Little, Big got me thinking about how fairyland-as-a-parallel-to-here-accessed-though-an-endless-forest functions as a trope, though, and what it depends on. I don't think it strictly requires that most or all of the characters involved be white, although I've always seen it done that way. (Were all of the characters in The Great Night white? I forget. ^^;;) The Fae can be written many different ways, or maybe not even be there. The forest, though, seems structural; what would it look like to go through desert to get to fairyland? Arctic tundra? Ocean between islands? I suspect that different places grow different kinds of myths but I also wonder about the transposition; I spend time wandering through what feels like endless desert, and I want to know, what sort of Fairlyand would I get to if I walked in one too many circles and didn't come back out at the trailhead? The couple of books I've read like this drew really heavily on First Nations mythology, and that's potentially really interesting (and potentially really exploitative!) but not what I'm thinking of here. Has anyone put the path to Fairyland not in the forest but in the desert, or somewhere else, and seriously explored what that shift would mean? I'm kind of tempted to try, but I'm woefully underread in this genre and don't even really know where to start research.
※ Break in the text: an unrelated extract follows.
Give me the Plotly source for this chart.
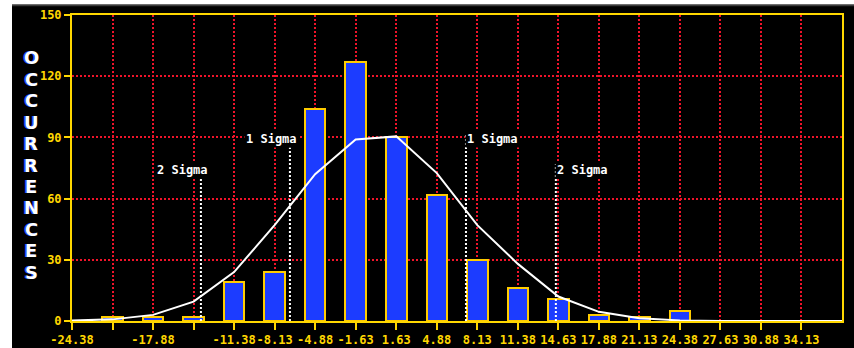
import plotly.graph_objects as go

# ---- data ----
tick_vals = [-24.38, -21.13, -17.88, -14.63, -11.38, -8.13, -4.88, -1.63, 1.63, 4.88,
             8.13, 11.38, 14.63, 17.88, 21.13, 24.38, 27.63, 30.88, 34.13]
tick_text = ["-24.38", "", "-17.88", "", "-11.38", "-8.13", "-4.88", "-1.63", "1.63", "4.88",
             "8.13", "11.38", "14.63", "17.88", "21.13", "24.38", "27.63", "30.88", "34.13"]

bin_centers = [-21.13, -17.88, -14.63, -11.38, -8.13, -4.88, -1.63, 1.63, 4.88,
               8.13, 11.38, 14.63, 17.88, 21.13, 24.38, 27.63, 30.88, 34.13]
occurrences = [2, 2, 2, 19, 24, 104, 127, 90, 62, 30, 16, 11, 3, 2, 5, 0, 0, 0]

curve_x = [-24.38, -21.13, -17.88, -14.63, -11.38, -8.13, -4.88, -1.63, 1.63, 4.88,
           8.13, 11.38, 14.63, 17.88, 21.13, 24.38, 27.63, 30.88, 34.13, 37.38]
curve_y = [0.2, 0.8, 3, 9.5, 24, 47, 72, 89, 90.5, 72.5,
           47, 28, 12, 4.5, 1.3, 0.3, 0, 0, 0, 0]

sigma_x = [-14.04, -6.90, 7.22, 14.43]
sigma_top = [70, 85, 92, 77]
sigma_label_y = [74, 89, 89, 74]
sigma_labels = ["2 Sigma", "1 Sigma", "1 Sigma", "2 Sigma"]

y_ticks = [0, 30, 60, 90, 120, 150]
y_title = "OCCURRENCES"

YELLOW = "#FFD700"
RED = "#F0142A"
MONO = "DejaVu Sans Mono"

W, H = 854, 348
ML, MR, MT, MB = 72, 12, 15, 27
PW, PH = W - ML - MR, H - MT - MB


def px_to_paper_x(px):
    return (px - ML) / PW


def py_to_paper_y(py):
    return (H - MB - py) / PH


fig = go.Figure()

fig.add_trace(go.Bar(
    x=bin_centers, y=occurrences, width=1.65,
    marker=dict(color="#1C3CFF", line=dict(color="#FFCC00", width=2)),
    hoverinfo="skip",
))

fig.add_trace(go.Scatter(
    x=curve_x, y=curve_y, mode="lines",
    line=dict(color="white", width=2), hoverinfo="skip",
))

for sx, st in zip(sigma_x, sigma_top):
    fig.add_trace(go.Scatter(
        x=[sx, sx], y=[0, st], mode="lines",
        line=dict(color="white", width=2, dash="2px,2px"), hoverinfo="skip",
    ))

annotations = []
for sx, ly, lab in zip(sigma_x, sigma_label_y, sigma_labels):
    left_side = sx < 0
    annotations.append(dict(
        x=sx, y=ly, xref="x", yref="y", text=lab, showarrow=False,
        xanchor="right" if left_side else "left", yanchor="middle",
        xshift=9 if left_side else -1,
        bgcolor="black", borderpad=1,
        font=dict(family=MONO, size=12, color="white", weight="bold"),
    ))

# stacked vertical axis title
n = len(y_title)
top_py, bot_py = 58, 272
for i, ch in enumerate(y_title):
    py = top_py + (bot_py - top_py) * i / (n - 1)
    annotations.append(dict(
        x=px_to_paper_x(31), y=py_to_paper_y(py), xref="paper", yref="paper",
        text=ch, showarrow=False, xanchor="center", yanchor="middle",
        font=dict(family="DejaVu Sans", size=18, color="white", weight="bold",
                  shadow="-1.5px 0px 0px #2F55FF"),
    ))

shapes = [
    dict(type="rect", xref="paper", yref="paper",
         x0=px_to_paper_x(-5), x1=px_to_paper_x(12), y0=py_to_paper_y(H + 5), y1=py_to_paper_y(-5),
         fillcolor="white", line=dict(width=0), layer="above"),
    dict(type="rect", xref="paper", yref="paper",
         x0=px_to_paper_x(-5), x1=px_to_paper_x(W + 5), y0=py_to_paper_y(4.5), y1=py_to_paper_y(-5),
         fillcolor="white", line=dict(width=0), layer="above"),
    dict(type="line", xref="paper", yref="paper",
         x0=px_to_paper_x(12), x1=px_to_paper_x(W + 5),
         y0=py_to_paper_y(5.5), y1=py_to_paper_y(5.5),
         line=dict(color="#3a3a3a", width=1.5), layer="above"),
]

fig.update_layout(
    width=W, height=H,
    margin=dict(l=ML, r=MR, t=MT, b=MB, autoexpand=False),
    paper_bgcolor="black", plot_bgcolor="black",
    showlegend=False, bargap=0,
    annotations=annotations, shapes=shapes,
    xaxis=dict(
        range=[-24.38, 37.38], tickmode="array", tickvals=tick_vals, ticktext=tick_text,
        tickangle=0, automargin=False,
        showgrid=True, gridcolor=RED, gridwidth=2, griddash="2px,2px",
        showline=True, linecolor=YELLOW, linewidth=2, mirror=True,
        ticks="outside", ticklen=7, tickwidth=2, tickcolor=YELLOW,
        tickfont=dict(family=MONO, size=12, color=YELLOW, weight="bold"),
        zeroline=False, fixedrange=True,
    ),
    yaxis=dict(
        range=[0, 150], tickmode="array", tickvals=y_ticks, automargin=False,
        showgrid=True, gridcolor=RED, gridwidth=2, griddash="2px,2px",
        showline=True, linecolor=YELLOW, linewidth=2, mirror=True,
        ticks="outside", ticklen=6, tickwidth=2, tickcolor=YELLOW,
        tickfont=dict(family=MONO, size=12, color=YELLOW, weight="bold"),
        zeroline=False, fixedrange=True,
    ),
)

fig.write_html(
    "out.html",
    config={"displayModeBar": False},
    post_script="document.body.style.margin='0';document.body.style.overflow='hidden';",
)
[0] Ruth has a reading of the book in which the main character is actually an angel and everything is taking place on a symbolic level, and while I find this reading really interesting, I don't personally find it compelling as the reality --- whatever that means --- of what's taking place in the novel. Your mileage may vary.

[1] Riddley Walker, by Russell Hoban, is a post-apocalyptic novel written in the first person in the pidgin language left over from English after what is presumed to be a nuclear war. It's frickin' brilliant, it takes a lot of effort but if you are up to learning almost a new language by reading a book written in it, go read it.